• [Given material]:
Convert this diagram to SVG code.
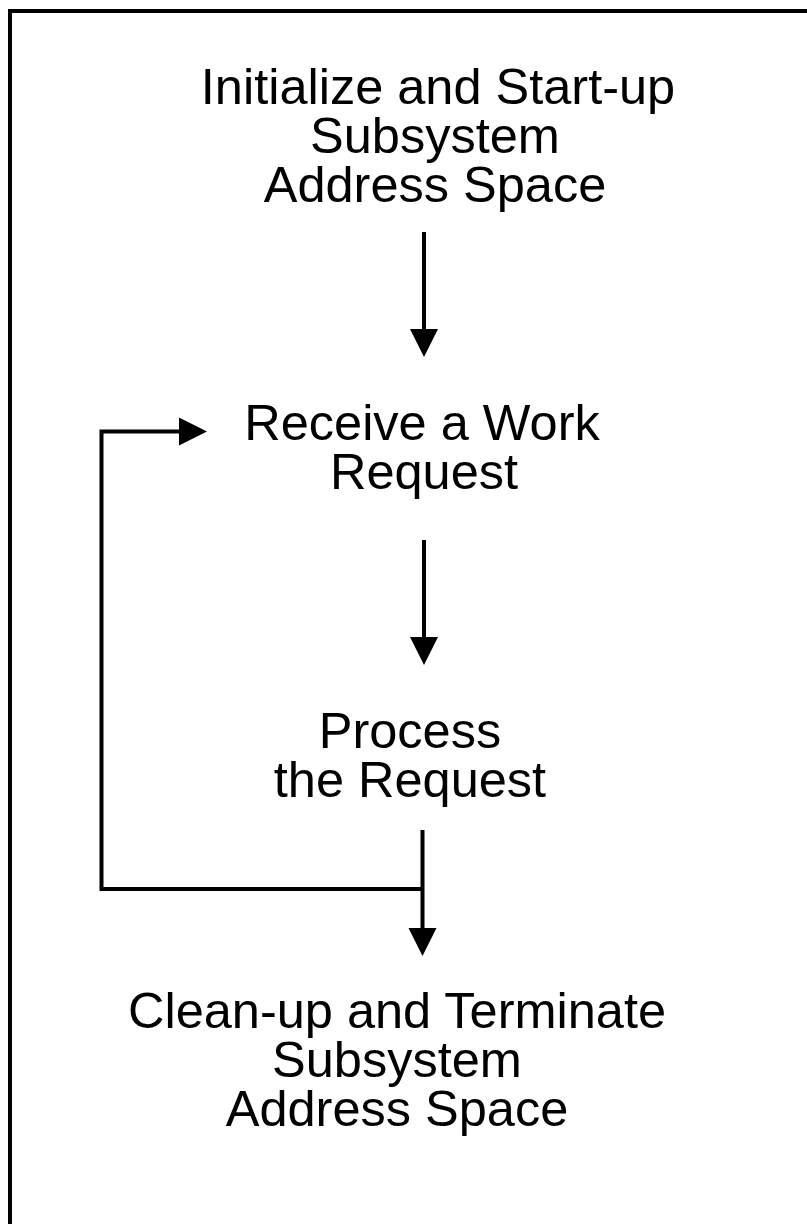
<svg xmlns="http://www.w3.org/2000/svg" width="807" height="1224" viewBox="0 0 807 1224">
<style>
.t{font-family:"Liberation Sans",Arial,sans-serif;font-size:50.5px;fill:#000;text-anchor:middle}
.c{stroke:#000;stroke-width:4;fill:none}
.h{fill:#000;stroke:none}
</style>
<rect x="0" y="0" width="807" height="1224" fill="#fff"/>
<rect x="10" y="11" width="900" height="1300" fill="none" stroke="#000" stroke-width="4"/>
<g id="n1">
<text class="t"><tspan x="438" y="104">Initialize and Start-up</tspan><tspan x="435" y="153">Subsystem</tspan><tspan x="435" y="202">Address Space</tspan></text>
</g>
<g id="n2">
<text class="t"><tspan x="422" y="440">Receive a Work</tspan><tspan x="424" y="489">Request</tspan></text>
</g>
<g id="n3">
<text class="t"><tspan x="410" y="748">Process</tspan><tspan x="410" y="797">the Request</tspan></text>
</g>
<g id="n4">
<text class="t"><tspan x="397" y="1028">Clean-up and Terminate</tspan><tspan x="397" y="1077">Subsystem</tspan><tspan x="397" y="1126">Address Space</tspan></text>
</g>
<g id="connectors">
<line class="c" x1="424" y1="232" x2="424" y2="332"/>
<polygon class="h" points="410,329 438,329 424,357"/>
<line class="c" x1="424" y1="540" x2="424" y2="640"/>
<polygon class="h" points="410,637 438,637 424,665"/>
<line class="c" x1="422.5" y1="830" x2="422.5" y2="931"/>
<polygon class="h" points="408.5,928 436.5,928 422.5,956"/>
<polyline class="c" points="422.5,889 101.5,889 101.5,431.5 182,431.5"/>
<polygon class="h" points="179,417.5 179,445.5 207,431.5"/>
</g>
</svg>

• [What the task asks]:
Send back the data above word for word, with the pictures left out.

• [Exercise solution]:
Convert this diagram to SVG code.
<svg xmlns="http://www.w3.org/2000/svg" width="807" height="1224" viewBox="0 0 807 1224">
<style>
.t{font-family:"Liberation Sans",Arial,sans-serif;font-size:50.5px;fill:#000;text-anchor:middle}
.c{stroke:#000;stroke-width:4;fill:none}
.h{fill:#000;stroke:none}
</style>
<rect x="0" y="0" width="807" height="1224" fill="#fff"/>
<rect x="10" y="11" width="900" height="1300" fill="none" stroke="#000" stroke-width="4"/>
<g id="n1">
<text class="t"><tspan x="438" y="104">Initialize and Start-up</tspan><tspan x="435" y="153">Subsystem</tspan><tspan x="435" y="202">Address Space</tspan></text>
</g>
<g id="n2">
<text class="t"><tspan x="422" y="440">Receive a Work</tspan><tspan x="424" y="489">Request</tspan></text>
</g>
<g id="n3">
<text class="t"><tspan x="410" y="748">Process</tspan><tspan x="410" y="797">the Request</tspan></text>
</g>
<g id="n4">
<text class="t"><tspan x="397" y="1028">Clean-up and Terminate</tspan><tspan x="397" y="1077">Subsystem</tspan><tspan x="397" y="1126">Address Space</tspan></text>
</g>
<g id="connectors">
<line class="c" x1="424" y1="232" x2="424" y2="332"/>
<polygon class="h" points="410,329 438,329 424,357"/>
<line class="c" x1="424" y1="540" x2="424" y2="640"/>
<polygon class="h" points="410,637 438,637 424,665"/>
<line class="c" x1="422.5" y1="830" x2="422.5" y2="931"/>
<polygon class="h" points="408.5,928 436.5,928 422.5,956"/>
<polyline class="c" points="422.5,889 101.5,889 101.5,431.5 182,431.5"/>
<polygon class="h" points="179,417.5 179,445.5 207,431.5"/>
</g>
</svg>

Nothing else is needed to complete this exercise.